Non so se Tessa Thompson sia l’interprete più adatta ma lei si impegna tanto e lo si nota ed è apprezzabile per il suo sforzo (è l’attrice dell’esordio della regista, Little Woods): la trovo troppo impostata e rigida, per giunta con un inglese non perfettamente britannico; anche dalla brava Imogen Poots mi aspettavo di più ma è sacrificata in un personaggio angustiato e fragile, non semplice da interpretare. Chi emerge come una vera diva è Nina Hoss, straordinaria interprete di Eileen, un personaggio complesso di forte carattere, che entra nella villa come un pistolero deciso a tutto, che semina scompiglio nella lunga e affollata notte di gozzoviglie, discussioni, litigi, battibecchi e battaglia psicologica, ma anche di pistole storiche che diventeranno l’elemento squassante e turbativo, fino ad arrivare alla minaccia finale quando tutto sembra precipitare, sia per i troppi bicchieri tracannati da parte di ognuno, sia per lo sfiancante lavoro imperterrito di Hedda che mira solo al disfacimento totale altrui e alla realizzazione del suo piano diabolico.
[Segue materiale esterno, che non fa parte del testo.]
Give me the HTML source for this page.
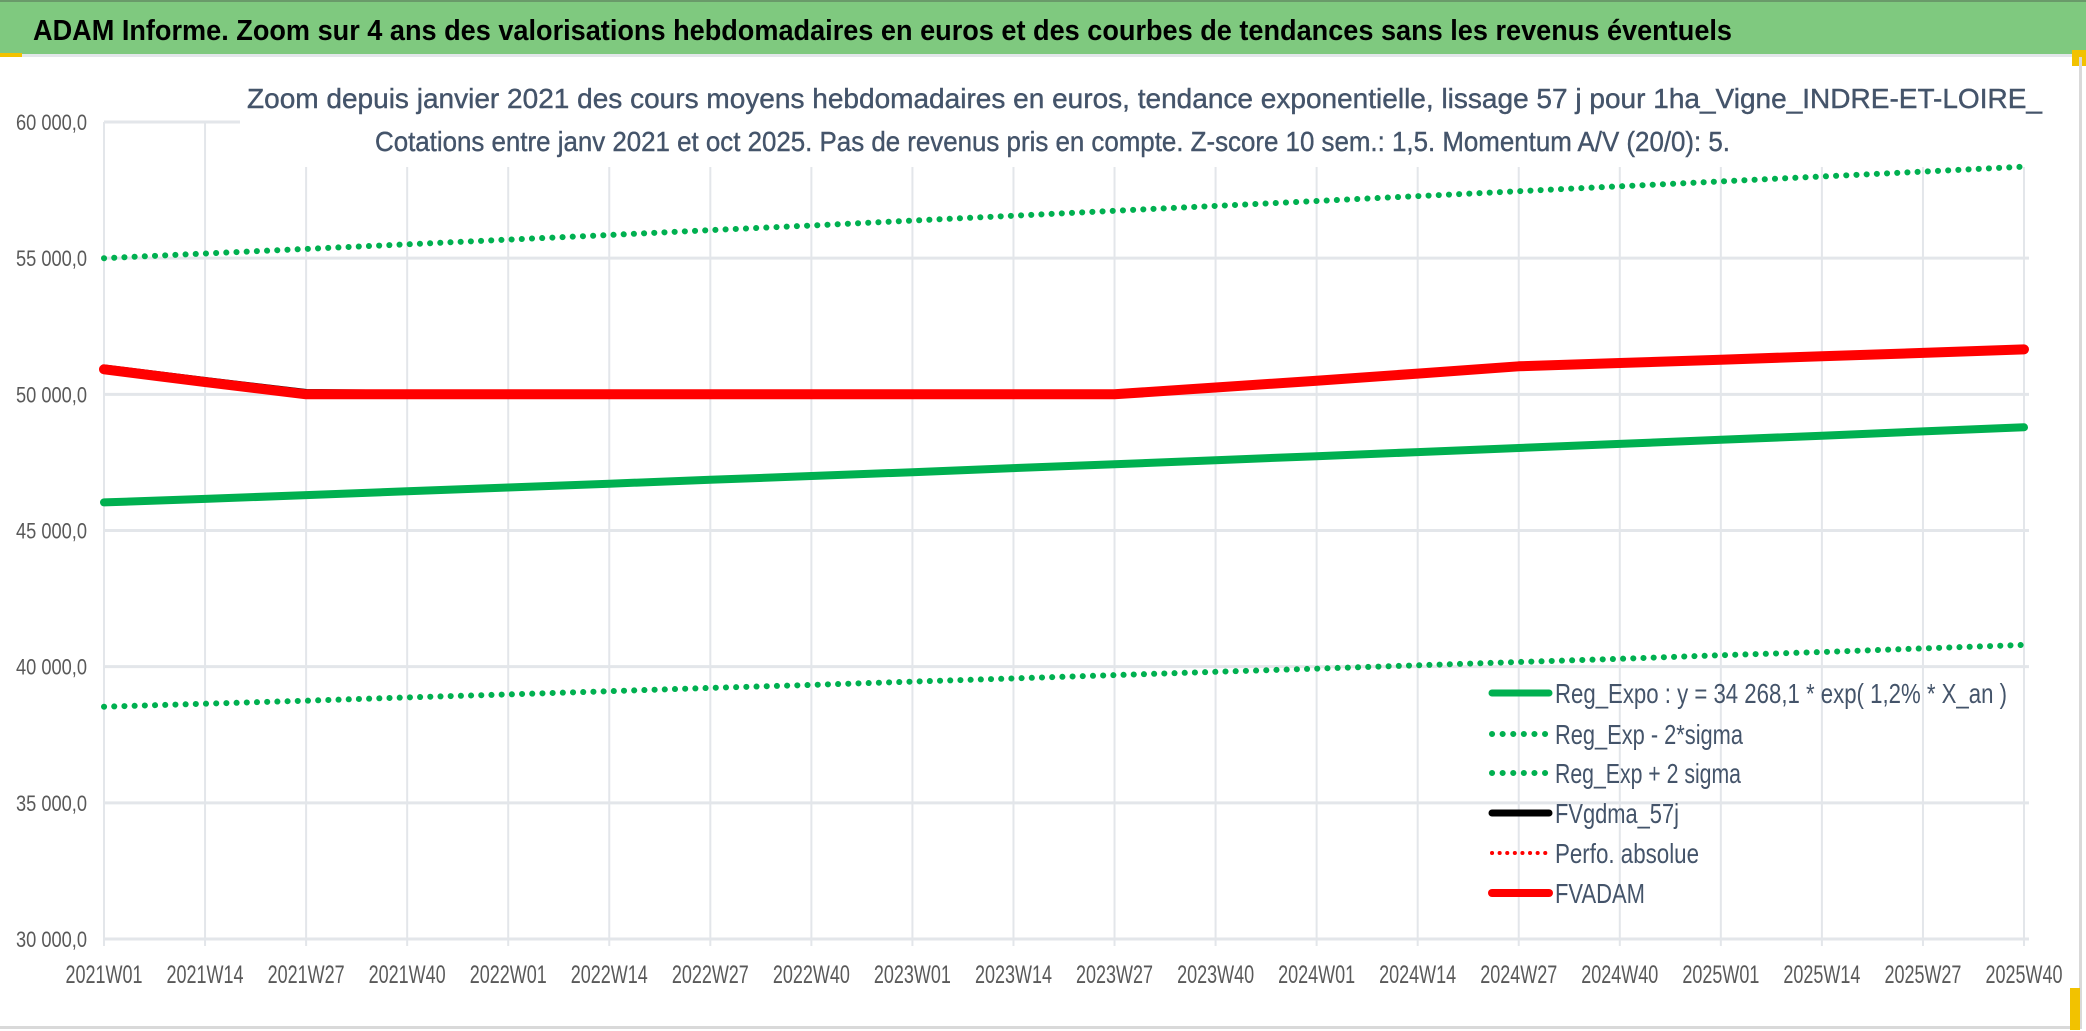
<!DOCTYPE html>
<html><head><meta charset="utf-8"><style>
html,body{margin:0;padding:0;background:#fff;}
svg{display:block;}
text{font-family:"Liberation Sans Narrow","Liberation Sans",sans-serif;}
</style></head><body>
<svg id="chart" width="2086" height="1031" viewBox="0 0 2086 1031" xmlns="http://www.w3.org/2000/svg">
<rect x="0" y="0" width="2086" height="1031" fill="#fff"/>
<rect x="0" y="0" width="2086" height="54" fill="#7fc97f"/>
<rect x="0" y="0" width="2086" height="2" fill="#6a9a6a"/>
<rect x="0" y="54" width="2086" height="3" fill="#e3e6ea"/>
<rect x="0" y="53" width="22" height="4" fill="#f2c200"/>
<rect x="2072" y="50" width="14" height="16" fill="#f2c200"/>
<text x="33" y="40" font-size="29" font-weight="bold" fill="#000" textLength="1699" lengthAdjust="spacingAndGlyphs">ADAM Informe. Zoom sur 4 ans des valorisations hebdomadaires en euros et des courbes de tendances sans les revenus éventuels</text>
<rect x="2079" y="57" width="3" height="972" fill="#d9d9d9"/>
<rect x="0" y="1026" width="2082" height="3" fill="#d9d9d9"/>
<rect x="2070" y="988" width="10" height="42" fill="#f2c200"/>
<g id="grid"></g>
<rect x="240" y="68" width="1806" height="99" fill="#fff"/>
<text x="247" y="108" font-size="28" fill="#44546a" stroke="#44546a" stroke-width="0.4" textLength="1795" lengthAdjust="spacingAndGlyphs">Zoom depuis janvier 2021 des cours moyens hebdomadaires en euros, tendance exponentielle, lissage 57 j pour 1ha_Vigne_INDRE-ET-LOIRE_</text>
<text x="375" y="151" font-size="28" fill="#44546a" stroke="#44546a" stroke-width="0.4" textLength="1355" lengthAdjust="spacingAndGlyphs">Cotations entre janv 2021 et oct 2025. Pas de revenus pris en compte. Z-score 10 sem.: 1,5. Momentum A/V (20/0): 5.</text>
<g id="axes"></g>
<g id="series"></g>
<g id="legend"></g>
</svg>
<script>
const categories = ["2021W01","2021W14","2021W27","2021W40","2022W01","2022W14","2022W27","2022W40","2023W01","2023W14","2023W27","2023W40","2024W01","2024W14","2024W27","2024W40","2025W01","2025W14","2025W27","2025W40"];
const yTicks = [30000,35000,40000,45000,50000,55000,60000];
const yTickLabels = ["30 000,0","35 000,0","40 000,0","45 000,0","50 000,0","55 000,0","60 000,0"];
const regExpo = [46030,46160,46300,46440,46580,46720,46860,47000,47140,47290,47430,47580,47730,47880,48030,48180,48330,48480,48640,48790];
const regMinus = [38530,38640,38750,38870,38980,39100,39220,39330,39450,39570,39690,39810,39930,40050,40170,40290,40420,40540,40670,40800];
const regPlus = [55000,55170,55340,55510,55680,55850,56030,56200,56380,56560,56740,56920,57100,57280,57460,57640,57820,58000,58180,58360];
const fvGdma = [50930,50470,50030,50000,50000,50000,50000,50000,50000,50000,50010,50250,50500,50760,51030,51150,51270,51400,51520,51650];
const fvAdam = [50920,50450,50000,50000,50000,50000,50000,50000,50000,50000,50000,50250,50500,50760,51030,51150,51270,51400,51520,51650];
const legendLabels = ["Reg_Expo : y = 34 268,1 * exp( 1,2% *  X_an )","Reg_Exp - 2*sigma","Reg_Exp + 2 sigma","FVgdma_57j","Perfo. absolue","FVADAM"];

const NS="http://www.w3.org/2000/svg";
const X0=104,X1=2024,Y0=939,Y1=122,VMIN=30000,VMAX=60000;
function xPos(i){return X0+(X1-X0)*i/(categories.length-1);}
function yPos(v){return Y0-(v-VMIN)/(VMAX-VMIN)*(Y0-Y1);}
function mk(tag,attrs,parent){const e=document.createElementNS(NS,tag);for(const k in attrs)e.setAttribute(k,attrs[k]);parent.appendChild(e);return e;}
const grid=document.getElementById('grid'),axes=document.getElementById('axes'),series=document.getElementById('series'),legend=document.getElementById('legend');

yTicks.forEach((v,i)=>{
  const l=mk('line',{x1:X0,x2:X1+5,y1:yPos(v),y2:yPos(v),stroke:'#e3e6ea','stroke-width':3},grid);
  
  
  const t=mk('text',{x:16,y:yPos(v)+8,'font-size':22,fill:'#595959',textLength:71,lengthAdjust:'spacingAndGlyphs'},axes);
  t.textContent=yTickLabels[i];
  
  
});
categories.forEach((c,i)=>{
  const x=xPos(i);
  const l=mk('line',{x1:x,x2:x,y1:Y1,y2:Y0+7,stroke:'#e3e6ea','stroke-width':2},grid);
  
  
  const t=mk('text',{x:x,y:983,'font-size':25,fill:'#595959','text-anchor':'middle',textLength:77,lengthAdjust:'spacingAndGlyphs'},axes);
  t.textContent=c;
  
  
});
function pts(arr){return arr.map((v,i)=>xPos(i).toFixed(1)+','+yPos(v).toFixed(1)).join(' ');}
function line(arr,color,w,dotted,name){
  const a={points:pts(arr),fill:'none',stroke:color,'stroke-width':w,'stroke-linecap':'round','stroke-linejoin':'round'};
  if(dotted){a['stroke-dasharray']='0.1 10.1';}
  const p=mk('polyline',a,series);
  
  
}
line(regPlus,'#00b050',6,true,'reg-exp-plus-2sigma-line');
line(regMinus,'#00b050',6,true,'reg-exp-minus-2sigma-line');
line(regExpo,'#00b050',8,false,'reg-expo-line');
line(fvGdma,'#000000',9,false,'fvgdma-57j-line');
line(fvAdam,'#ff0000',10,false,'fvadam-line');

const legStyles=[['#00b050',7,false],['#00b050',6,true],['#00b050',6,true],['#000000',7,false],['#ff0000',4,true],['#ff0000',8,false]];
const legY=[693,734,773,813,853,893];
const legW=[452,188,186,124,144,90];
legendLabels.forEach((lab,i)=>{
  const y=legY[i],s=legStyles[i];
  const a={x1:1492,x2:1549,y1:y,y2:y,stroke:s[0],'stroke-width':s[1],'stroke-linecap':'round'};
  if(s[2])a['stroke-dasharray']=(i===4?'0.1 7.5':'0.1 10.5');
  const l=mk('line',a,legend);
  
  
  const t=mk('text',{x:1555,y:y+10,'font-size':28,fill:'#44546a',textLength:legW[i],lengthAdjust:'spacingAndGlyphs'},legend);
  t.textContent=lab;
  
  
});
</script>
</body></html>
A proposito delle armi, la chiavetta del cofanetto delle armi, custodita gelosamente nel seno dell’arrivista padrona di casa, diventa importante. Nel raffinato gioco di manipolazioni che si svolge durante la festa, la piccola chiave che Hedda conserva diventa molto più di un semplice oggetto: è il sigillo del suo dominio silenzioso, l’accesso esclusivo ad un potenziale di violenza che solo lei controlla. In un ambiente dove tutto è apparenza, conversazione e strategia sociale, quella chiavetta rappresenta l’unico elemento tangibile di potere assoluto. La regista la utilizza con intelligenza: non è mai ostentata, ma sempre presente, come un promemoria costante della possibilità di rottura. La custodia delle pistole, chiusa e inaccessibile agli altri, diventa il cuore pulsante della tensione. Hedda non ha bisogno di alzare la voce o di agire fisicamente ma il solo fatto che lei possieda quella chiave è sufficiente a far tremare le fondamenta delle relazioni che la circondano. Metafora della sua autodeterminazione in un mondo che cerca di incasellarla, Hedda conserva l’ultima parola, l’ultima mossa, l’ultima minaccia. E quando la tensione esplode, quel piccolo oggetto rivela tutta la sua potenza narrativa.


Il mio giudizio sintetico del voto è fluido, come il gender che irrompe nella trama e nel comportamento dei personaggi: potrebbe essere maggiore o minore, a seconda dello stato d’animo con cui si guarda il film, durante il quale ho avuto attimi di perplessità ed altri in cui ho apprezzato di più l’andamento sia narrativo che l’interpretazione degli attori, alcuni dei quali volutamente sopra le righe, cosa che può dar fastidio.

Notevole la fotografia carica e oscura, ottimi i costumi femminili, curata la scenografia ma ciò che mi ha colpito di più è la colonna sonora di Hildur Guðnadóttir, già Oscar per Jokerv e numerosi premi per Tár, Women Talking - Il diritto di scegliere ed altri film importanti: il commento spesso ritmato e tambureggiante ben accompagna i momenti di tensione, come in Birdman.
Ammirevole, comunque, il lavoro da parte di Nia DaCosta.


Una riflessione è necessaria su questa regista che si va affacciando sul panorama importante del cinema mondiale. Nia DaCosta è una giovane del 1989 che ha alle spalle, prima di questo, già Little Woods (2018), Candyman (2021) e The Marvels (2023) (ed è in arrivo 28 anni dopo: Il tempio delle ossa, quarto capitolo della saga) quindi - pensate un po’ - un crime drama realistico con un sottotesto di denuncia sociale, un horror soprannaturale reboot di un titolo di culto e un film supereroico parte del Marvel Cinematic Universe, e prossimamente un horror classico. Ora è toccato all’adattamento in costume di un importante testo teatrale. A questo punto è difficile trovare un filo conduttore nella pur breve ma in crescita veloce e costante, e comunque già decisamente notevole, filmografia considerando l’età. Eccola qui con un lavoro che nei momenti di bagordi, confusione e frastuono di colori e musica può ricorda Babylon, e in quelli stranianti e provocatori Saltburn, senza trascurare che non mancano accenni da cinica screwball. Staremo a vedere: tutto pare interessante.
*****
Nota*
Finale: (spoiler!)
Suicidio dopo il ricatto di Brack ➡️ suicidio come gesto di rottura e impotenza.